Two subtrees are said to be equal if they both have the same structure and the corresponding nodes in both the subtrees are associated with the same character value.
Input format :
The first line of each input has a single integer T, denoting the number of test cases.

The first line of each test case contains a single integer N, denoting the number of nodes in a tree.

The second line contains the keys of the nodes of the tree in the level order form ( # for NULL node) Refer to the example for further clarification.
Example:
Consider the binary tree

altImage

The input of the tree depicted in the image above will be like:
a
b c
d # e f
# g # # # #
# #

Explanation :
Level 1 :
The root node of the tree is a

Level 2 :
The left child of a = b
Right child of a = c

Level 3 :
Left child of b= d
Right child of b = null (#)
Left child of c = e
Right child of c = f

Level 4 :
Left child of d = null (#)
Right child of d = g
Left child of e = null (#)
Right child of e = null (#)
Left child of f = null (#)
Right child of f = null (#)

Level 5 :
Left child of g = null (#)
Right child of g = null (#)

The first not-null node (of the previous level) is treated as the parent of the first two nodes of the current level. The second not-null node (of the previous level) is treated as the parent node for the next two nodes of the current level and so on.

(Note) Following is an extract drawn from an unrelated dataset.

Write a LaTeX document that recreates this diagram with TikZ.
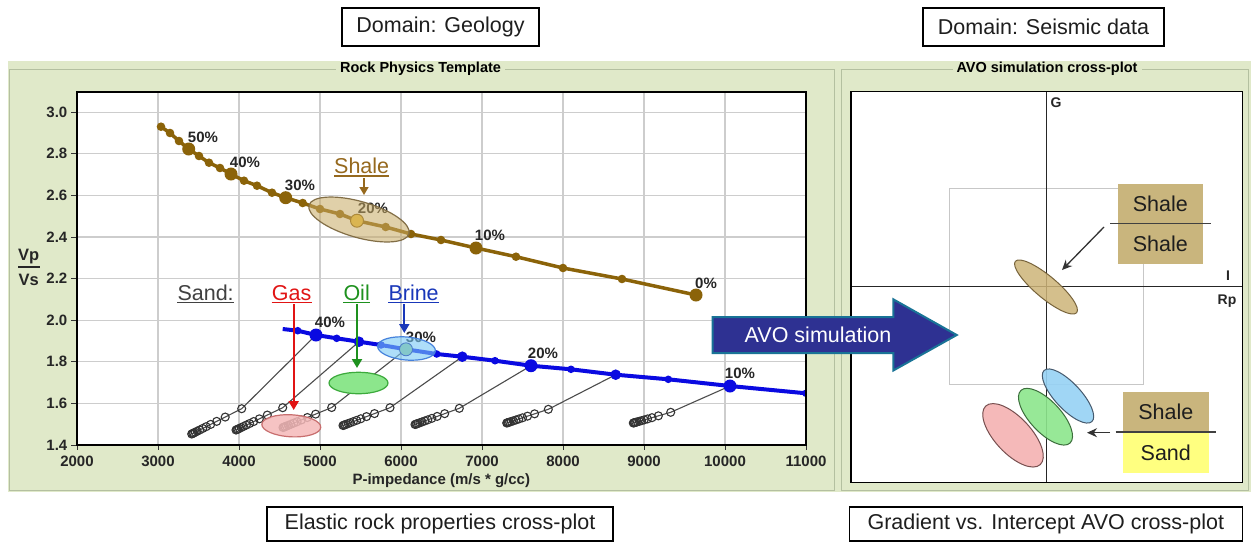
\documentclass[tikz,border=0pt]{standalone}
\usepackage{fontspec}
\setmainfont{Liberation Sans}
\usetikzlibrary{arrows.meta,calc}
\newcommand{\myfs}[1]{\fontsize{#1pt}{#1pt}\selectfont}
\definecolor{panelbg}{RGB}{224,233,201}
\definecolor{panelline}{RGB}{180,192,160}
\definecolor{gridc}{RGB}{205,205,205}
\definecolor{shalec}{RGB}{139,99,9}
\definecolor{shaletxt}{RGB}{150,105,30}
\definecolor{brinec}{RGB}{10,10,225}
\definecolor{brinetxt}{RGB}{25,55,185}
\definecolor{gasc}{RGB}{225,20,20}
\definecolor{oilc}{RGB}{30,145,30}
\definecolor{sandtxt}{RGB}{65,65,65}
\definecolor{avofill}{RGB}{46,49,146}
\definecolor{avoedge}{RGB}{25,115,150}
\definecolor{tanbox}{RGB}{201,181,125}
\definecolor{sandbox}{RGB}{255,255,128}
\definecolor{tanell}{RGB}{205,180,120}
\definecolor{blueell}{RGB}{150,210,245}
\definecolor{greenell}{RGB}{140,230,140}
\definecolor{pinkell}{RGB}{245,185,185}
\definecolor{darktxt}{RGB}{30,30,30}
\newcommand{\fluidline}[3]{%
  \draw[subline] (#1) -- (#2) -- (#3);
  \foreach \t in {0,0.33,0.5,0.62,0.71,0.78,0.84,0.89,0.93,0.96,0.98,1}{
    \draw[subcirc] ($(#2)!\t!(#3)$) circle (4pt);
  }%
}
\begin{document}
\begin{tikzpicture}[x=1pt,y=-1pt,
  domainbox/.style={draw=black, line width=1.5pt, font=\myfs{21.5}, inner sep=0pt, text=darktxt},
  ptitle/.style={fill=panelbg, font=\myfs{14.5}\bfseries, inner xsep=4pt, inner ysep=1pt},
  ticklbl/.style={font=\myfs{15}\bfseries, inner sep=0pt, text=black!85},
  pct/.style={font=\myfs{15}\bfseries, inner sep=0pt, text=black!85},
  bigtxt/.style={font=\myfs{21.5}, inner sep=0pt},
  plotframe/.style={draw=black, line width=1.5pt},
  gridline/.style={draw=gridc, line width=1.1pt},
  shaleline/.style={draw=shalec, line width=3.5pt, line join=round},
  brineline/.style={draw=brinec, line width=4pt, line join=round},
  subline/.style={draw=black!70, line width=1.1pt},
  subcirc/.style={draw=black!80, line width=1.1pt},
  tagbox/.style={font=\myfs{21.5}, text=darktxt, inner sep=0pt},
]
\useasboundingbox (0,0) rectangle (1251,542);
\fill[white] (0,0) rectangle (1251,542);

% top / bottom caption boxes
\node[domainbox, minimum width=197pt, minimum height=38pt] (geo) at (440.5,27) {Domain: Geology};
\node[domainbox, minimum width=241pt, minimum height=38pt] (seis) at (1043.5,27) {Domain: Seismic data};
\node[domainbox, minimum width=346pt, minimum height=34pt] (elastic) at (440,524) {Elastic rock properties cross-plot};
\node[domainbox, minimum width=393pt, minimum height=34pt] (gradient) at (1045.8,524) {Gradient vs. Intercept AVO cross-plot};

% panels
\fill[panelbg] (8,61) rectangle (1251,492);
\draw[panelline, line width=1pt] (9.5,69.5) rectangle (834.5,490.5);
\draw[panelline, line width=1pt] (841.5,69.5) rectangle (1248.5,490.5);
\node[ptitle] (rpt) at (420.5,69) {Rock Physics Template};
\node[ptitle] (avot) at (1047,69) {AVO simulation cross-plot};

% ---------------- left plot ----------------
\fill[white] (77,92) rectangle (806,445);
\foreach \i in {1,...,8}{
  \draw[gridline] ({77+81*\i},92) -- ({77+81*\i},445);
  \draw[gridline] (77,{445-41.6*\i}) -- (806,{445-41.6*\i});
}
\foreach \v [count=\i from 0] in {2000,3000,4000,5000,6000,7000,8000,9000,10000,11000}{
  \draw[black!80, line width=1pt] ({77+81*\i},445) -- ({77+81*\i},450);
  \node[ticklbl, anchor=base] (xt\i) at ({77+81*\i},466.7) {\v};
}
\foreach \v [count=\i from 0] in {1.4,1.6,1.8,2.0,2.2,2.4,2.6,2.8,3.0}{
  \draw[black!80, line width=1pt] (71,{445-41.6*\i}) -- (77,{445-41.6*\i});
  \node[ticklbl, anchor=east] (yt\i) at (67.5,{445-41.6*\i}) {\v};
}
\node[font=\myfs{15}\bfseries, anchor=base, inner sep=0pt, text=black!85] (xlab) at (441.3,484) {P-impedance (m/s * g/cc)};
\node[font=\myfs{16.5}\bfseries, inner sep=0pt, text=black!85] (vp) at (28.7,257) {Vp};
\node[font=\myfs{16.5}\bfseries, inner sep=0pt, text=black!85] (vs) at (28.7,280) {Vs};
\draw[black!85, line width=1.6pt] (18,267) -- (39.5,267);

\begin{scope}
\clip (77,92) rectangle (806,445);
% brine anchor points
\coordinate (B40) at (316,335);
\coordinate (B35) at (359,341.7);
\coordinate (B30) at (406,349.3);
\coordinate (B25) at (462.3,356.7);
\coordinate (B20) at (531,365.7);
\coordinate (B15) at (615.7,374.7);
\coordinate (B10) at (730,386);
% fluid substitution lines
\coordinate (K1) at (241.7,408.7); \coordinate (E1) at (191.7,434);
\coordinate (K2) at (282.7,407.7); \coordinate (E2) at (236,430);
\coordinate (K3) at (331.7,407.5); \coordinate (E3) at (283,427.5);
\coordinate (K4) at (390,407.7);   \coordinate (E4) at (343,425.5);
\coordinate (K5) at (459.3,408.3); \coordinate (E5) at (415,424.5);
\coordinate (K6) at (548.3,409.3); \coordinate (E6) at (506.7,423);
\coordinate (K7) at (670.7,412.3); \coordinate (E7) at (633.3,423);
\fluidline{B40}{K1}{E1}
\fluidline{B35}{K2}{E2}
\fluidline{B30}{K3}{E3}
\fluidline{B25}{K4}{E4}
\fluidline{B20}{K5}{E5}
\fluidline{B15}{K6}{E6}
\fluidline{B10}{K7}{E7}

% shale trend
\draw[shaleline] plot coordinates {(161,126.7) (170,133) (179,141) (188.7,149) (199,156) (209,162.7) (220,168) (231,174) (244,180.7) (257,185.7) (272,192.7) (285.7,197.7) (302.7,203) (320,209) (340,214) (357,220.7) (385.7,227) (411,234) (441,240) (476,248) (516,256.7) (563,268) (622,279) (696,295)};
\foreach \p in {(161,126.7),(170,133),(179,141),(199,156),(209,162.7),(220,168),(244,180.7),(257,185.7),(272,192.7),(302.7,203),(320,209),(340,214),(385.7,227),(411,234),(441,240),(516,256.7),(563,268),(622,279)}
  \fill[shalec] \p circle (4.3pt);
\foreach \p in {(188.7,149),(231,174),(285.7,197.7),(476,248),(696,295)}
  \fill[shalec] \p circle (6.5pt);
\filldraw[fill={rgb,255:red,240;green,195;blue,60}, draw=shalec, line width=1pt] (357,220.7) circle (6.5pt);

% brine trend
\draw[brineline] plot coordinates {(282.7,329) (297.7,330.7) (316,335) (336.7,338.3) (359,341.7) (381,345) (406,349.3) (436.7,354) (462.3,356.7) (495,360.7) (531,365.7) (571,369.3) (615.7,374.7) (668.3,379.3) (730,386) (806,393.3)};
\foreach \p in {(297.7,330.7),(336.7,338.3),(381,345),(436.7,354),(495,360.7),(571,369.3),(668.3,379.3),(806,393.3)}
  \fill[brinec] \p circle (3.8pt);
\foreach \p in {(359,341.7),(462.3,356.7),(615.7,374.7)}
  \fill[brinec] \p circle (5.3pt);
\foreach \p in {(316,335),(531,365.7),(730,386)}
  \fill[brinec] \p circle (6.5pt);
\filldraw[fill={rgb,255:red,150;green,200;blue,140}, draw=brinec!60!black, line width=0.8pt] (406,349.3) circle (6.5pt);
\end{scope}

% percent labels
\node[pct] (s50) at (203,137) {50\%};
\node[pct] (s40) at (245,162) {40\%};
\node[pct] (s30) at (300,185) {30\%};
\node[pct] (s20) at (373,208) {20\%};
\node[pct] (s10) at (490,235) {10\%};
\node[pct] (s0) at (706,283) {0\%};
\node[pct] (b40) at (330,322) {40\%};
\node[pct] (b30) at (421,337) {30\%};
\node[pct] (b20) at (543,353) {20\%};
\node[pct] (b10) at (740,373) {10\%};

% ellipses in rock physics template
\draw[fill={rgb,255:red,200;green,170;blue,100}, fill opacity=0.55, draw={rgb,255:red,130;green,110;blue,70}, line width=1.2pt, rotate around={-16:(359,219.5)}] (359,219.5) ellipse [x radius=52pt, y radius=18pt];
\draw[fill={rgb,255:red,120;green,200;blue,245}, fill opacity=0.6, draw={rgb,255:red,70;green,130;blue,220}, line width=1.2pt, rotate around={-5:(406.5,348.5)}] (406.5,348.5) ellipse [x radius=29pt, y radius=11.5pt];
\draw[fill=greenell, draw={rgb,255:red,60;green,170;blue,60}, line width=1.2pt] (358.5,383) ellipse [x radius=29.5pt, y radius=10.7pt];
\draw[fill=pinkell, fill opacity=0.85, draw={rgb,255:red,200;green,110;blue,110}, line width=1.2pt, rotate around={-3:(291.3,425.8)}] (291.3,425.8) ellipse [x radius=29.5pt, y radius=11pt];

% fluid labels and arrows
\node[bigtxt, text=shaletxt, anchor=base west] (shalelbl) at (334,173.3) {Shale};
\draw[shaletxt, line width=1.5pt] ([yshift=-2.7pt]shalelbl.base west) -- ([yshift=-2.7pt]shalelbl.base east);
\coordinate (shaletip) at (364,195);
\draw[shaletxt, line width=1.5pt, -{Triangle[width=9pt,length=8pt]}] (364,178) -- (shaletip);

\node[bigtxt, text=sandtxt, anchor=base west] (sandlbl) at (177.3,300) {Sand:};
\draw[sandtxt, line width=1.5pt] ([yshift=-2.7pt]sandlbl.base west) -- ([yshift=-2.7pt]sandlbl.base east);
\node[bigtxt, text=gasc, anchor=base west] (gaslbl) at (271.7,300) {Gas};
\draw[gasc, line width=1.5pt] ([yshift=-2.7pt]gaslbl.base west) -- ([yshift=-2.7pt]gaslbl.base east);
\node[bigtxt, text=oilc, anchor=base west] (oillbl) at (343.3,300) {Oil};
\draw[oilc, line width=1.5pt] ([yshift=-2.7pt]oillbl.base west) -- ([yshift=-2.7pt]oillbl.base east);
\node[bigtxt, text=brinetxt, anchor=base west] (brinelbl) at (388.3,300) {Brine};
\draw[brinetxt, line width=1.5pt] ([yshift=-2.7pt]brinelbl.base west) -- ([yshift=-2.7pt]brinelbl.base east);

\coordinate (gastip) at (293.7,410);
\coordinate (oiltip) at (357,368);
\coordinate (brinetip) at (404.3,333);
\draw[gasc, line width=2pt, -{Triangle[width=10pt,length=9pt]}] (293.7,304) -- (gastip);
\draw[oilc, line width=2pt, -{Triangle[width=10pt,length=9pt]}] (357,304) -- (oiltip);
\draw[brinetxt, line width=2pt, -{Triangle[width=10pt,length=9pt]}] (404.3,304) -- (brinetip);

\draw[plotframe] (77,92) rectangle (806,445);

% ---------------- right plot ----------------
\fill[white] (851,91.7) rectangle (1242.7,482.3);
\draw[black!22, line width=1pt] (949,188) rectangle (1143,384);
\draw[black!85, line width=1pt] (1046.7,91.7) -- (1046.7,482.3);
\draw[black!85, line width=1pt] (851,286.7) -- (1242.7,286.7);
\node[font=\myfs{14}\bfseries, inner sep=0pt, text=black!85] (glbl) at (1056,103) {G};
\node[font=\myfs{14}\bfseries, inner sep=0pt, text=black!85] (ilbl) at (1228,276) {I};
\node[font=\myfs{14}\bfseries, inner sep=0pt, text=black!85] (rplbl) at (1227,301) {Rp};

\draw[fill=tanell, fill opacity=0.85, draw={rgb,255:red,120;green,100;blue,60}, line width=1pt, rotate around={-40:(1046,287)}] (1046,287) ellipse [x radius=40pt, y radius=11pt];
\draw[fill=pinkell, draw={rgb,255:red,120;green,80;blue,80}, line width=1pt, rotate around={-47:(1013,435.3)}] (1013,435.3) ellipse [x radius=40pt, y radius=18pt];
\draw[fill=greenell, fill opacity=0.9, draw={rgb,255:red,60;green,110;blue,60}, line width=1pt, rotate around={-47:(1045.5,416.7)}] (1045.5,416.7) ellipse [x radius=36pt, y radius=15.5pt];
\draw[fill=blueell, fill opacity=0.9, draw={rgb,255:red,70;green,90;blue,110}, line width=1pt, rotate around={-47:(1068,396)}] (1068,396) ellipse [x radius=35pt, y radius=13pt];

\node[tagbox, fill=tanbox, minimum width=85pt, minimum height=39pt] (ss1) at (1160.3,203.5) {Shale};
\node[tagbox, fill=tanbox, minimum width=85pt, minimum height=41pt] (ss2) at (1160.3,243.5) {Shale};
\draw[black!75, line width=1.5pt] (1110,223.7) -- (1211,223.7);
\coordinate (ssfrom) at (1104,227);
\coordinate (ssto) at (1062,270);
\draw[black!80, line width=1.3pt, -{Stealth[width=9pt,length=10pt]}] (ssfrom) -- (ssto);

\node[tagbox, fill=tanbox, minimum width=86.3pt, minimum height=40pt] (sd1) at (1165.8,411.7) {Shale};
\node[tagbox, fill=sandbox, minimum width=86.3pt, minimum height=41.6pt] (sd2) at (1165.8,452.5) {Sand};
\draw[black!75, line width=1.5pt] (1115.7,432) -- (1216,432);
\coordinate (sdfrom) at (1110,432.7);
\coordinate (sdto) at (1087,432.7);
\draw[black!80, line width=1.3pt, -{Stealth[width=9pt,length=10pt]}] (sdfrom) -- (sdto);

\draw[plotframe] (851,91.7) rectangle (1242.7,482.3);

% ---------------- AVO simulation arrow ----------------
\filldraw[fill=avofill, draw=avoedge, line width=2pt, line join=miter]
  (712.7,317) -- (893.3,317) -- (893.3,299.3) -- (956.7,335) -- (893.3,370.5) -- (893.3,353) -- (712.7,353) -- cycle;
\node[bigtxt, text=white] (avosim) at (818,335) {AVO simulation};
\end{tikzpicture}
\end{document}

The input ends when all nodes at the last level are null (#).
Output format :
For each test case print on a new line “True”, if there are two similar subtrees with size greater than or equal to 2, otherwise print “False”.
Note :
You do not need to print anything, it has already been taken care of. Just implement the given function. 
Constraints :
1 <= T <= 100
1 <= N <= 500
a <= node value <= z

Time Limit: 1 sec.

Approaches

01 Approach

  • Store the pointer to all the nodes of a tree in an array let say Nodes. To do this you can do a preorder traversal in the tree.
  • Now iterate through all the indices in the Nodes array. Let’s say we are currently at ith index.
    • For each index i iterate through all indices of nodes other than itself. Let's say we iterate through all indices j such that j not equal to i.
      • For each i and j, we will try to find out whether subtrees of Nodes[i] and Nodes[j] are the same or not.
      • For this, we will do a simultaneous preorder on both the nodes and if it is the same then we will return True.
  • If we don’t find any two nodes with the same subtree then we will return False.

02 Approach

  • In this approach, we will try to serialise each tree and find the hash of each subtree and if there are two subtrees with the same hash we will return true else return false.
  • Define a hashmap Hash that we will use to store the hash of each subtree.
  • Do a preorder traversal of the tree. Let’s say we are current.
    • Call preorder traversal of its left and right subtree.
    • Now calculate the serialised string for this node.
    • This string would be equal to the current->key + serialised string of its left child + serialised string of its right child.
    • Also, maintain the size of the subtree of current, it would be equal to 1 + size of the subtree of its left child + size of a subtree of its right child.
    • If its size of the subtree is greater than or equal to 2 then add it to the Hash.
  • If there are any strings with a count greater than 1 in Hash then return true else return false.
  • Let's say we have the following tree.

3

a

b b

# # # #

  • then if we do preorder traversal then we will get the following serialized strings.
  • SerialzedString[1] = ab##b##
  • SerialzedString[2] = b##  but it has size only 1 so we do not store it in the hash map
  • SerialzedString[3] = b## but it has size only 1 so we do not store it in the hash map
  • So there are no serialized strings with size greater than or equal to 2 with count more than 1 so we return false.